The politicians are summoned; they record statements, sometimes the matters end up in court, and then there follows a loud silence as the slow wheels of justice spin, mounting legal pebbles of evidence and litigation boulders of witnesses.

At other times, the walk through the white façade and glass doors of the Directorate of Criminal Investigations headquarters in Nairobi’s Kiambu Road “to record a statement” or for “grilling”. Then the trail runs cold, for years.
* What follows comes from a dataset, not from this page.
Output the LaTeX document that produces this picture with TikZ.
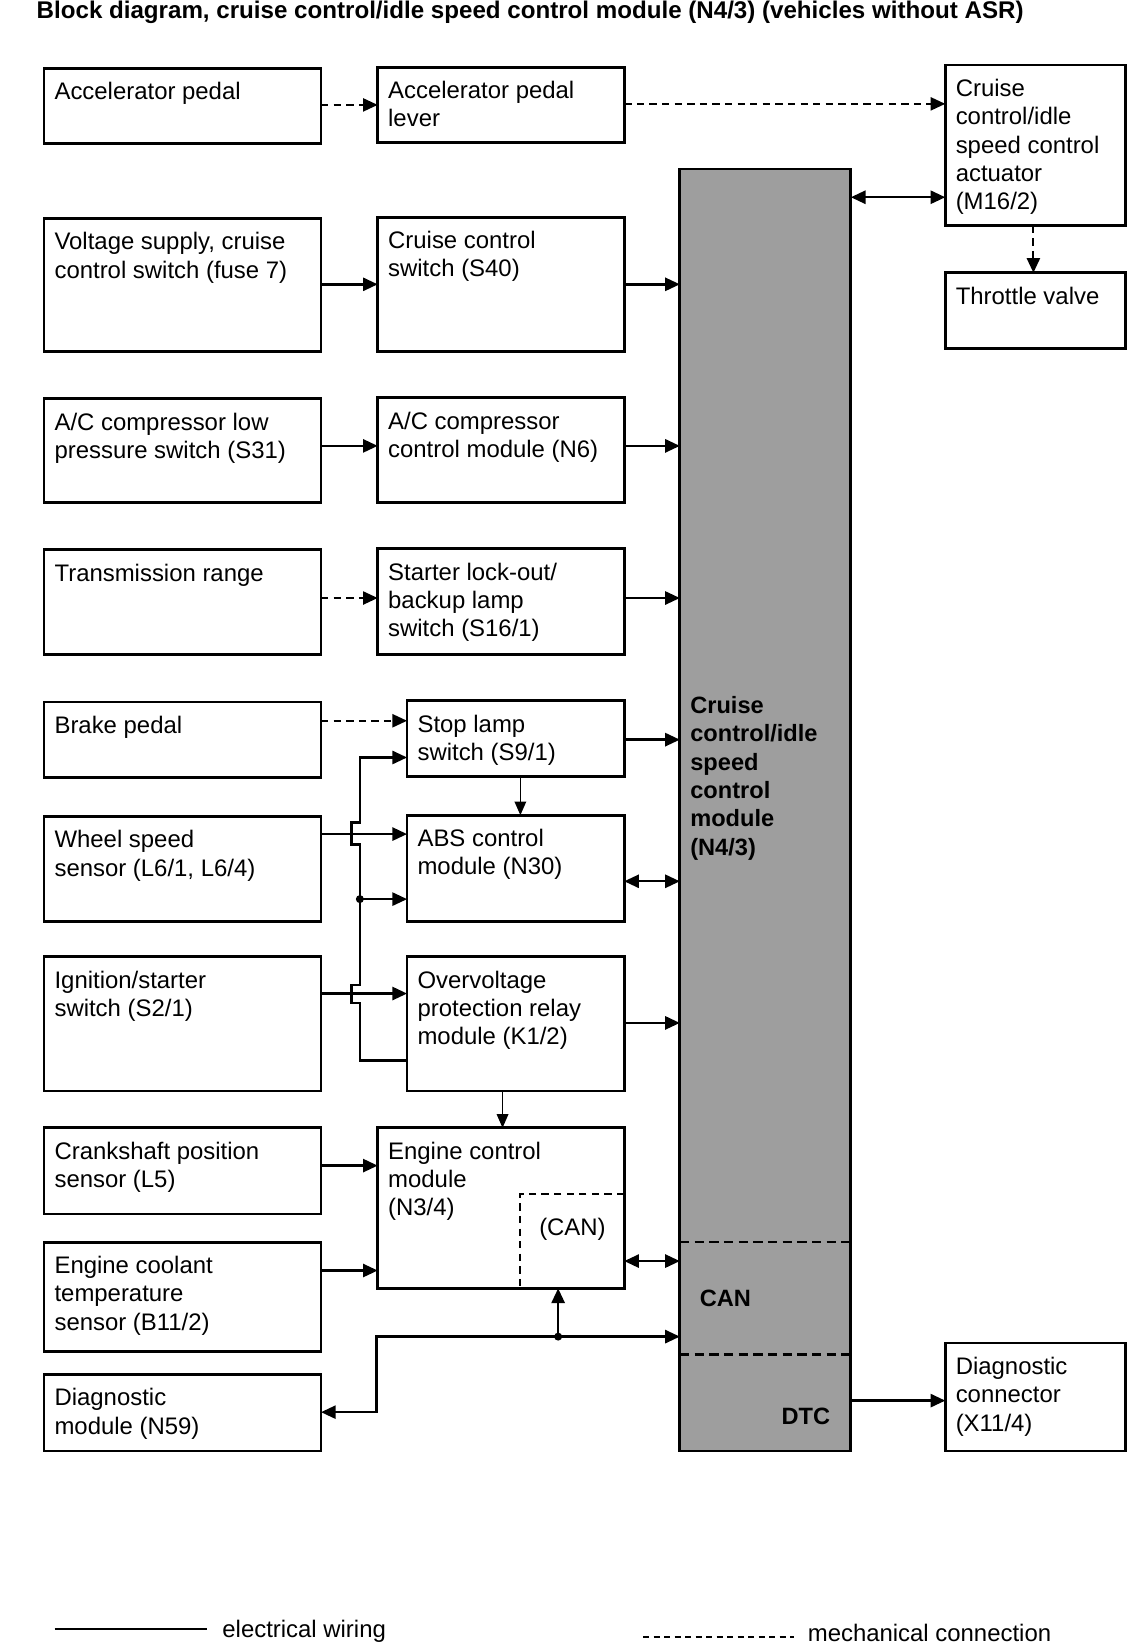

The statistics show that at least a dozen political leaders have been caught in the hate speech imbroglio and of those, at least ten, have made that ritual journey to record statements at the DCI and have ended up in court. It is so bad, to an extent that there are now repeat suspects of alleged hate speech among them the foul-mouthed Moses Kuria (Gatundu South MP) and Ferdinand Waititu (Kabete).

The list of leaders who have landed in trouble because of fetid statements coming from their mouths include MPs Mishi Mboko, Johnstone Muthama, Moses Kuria, George Aladwa, Billow Kerrow, Governor Kabogo, Junet Mohammed, Kimani Ngunjiri, Ferdinand Waititu, Aisha Jumwa, Florence Mutua, Timothy Bosire.

The latest addition into that list is the Leader of Majority Party Aden Duale, who was forced to record a statement after a widely circulated audio clip caught him making nefarious remarks. He has since denied making those hateful remarks.

The law is very clear. If you do anything that is “threatening, abusive or insulting or involves the use of threatening, abusive or insulting words or behaviour” with the intention of stirring “ethnic hatred, or having regard to all the circumstances, ethnic hatred is likely to be stirred up” commits an offence of hate speech.

“Any person who commits an offence under this section shall be liable to a fine not exceeding one million shillings or to imprisonment for a term not exceeding three years or to both,” reads the NCIC Act.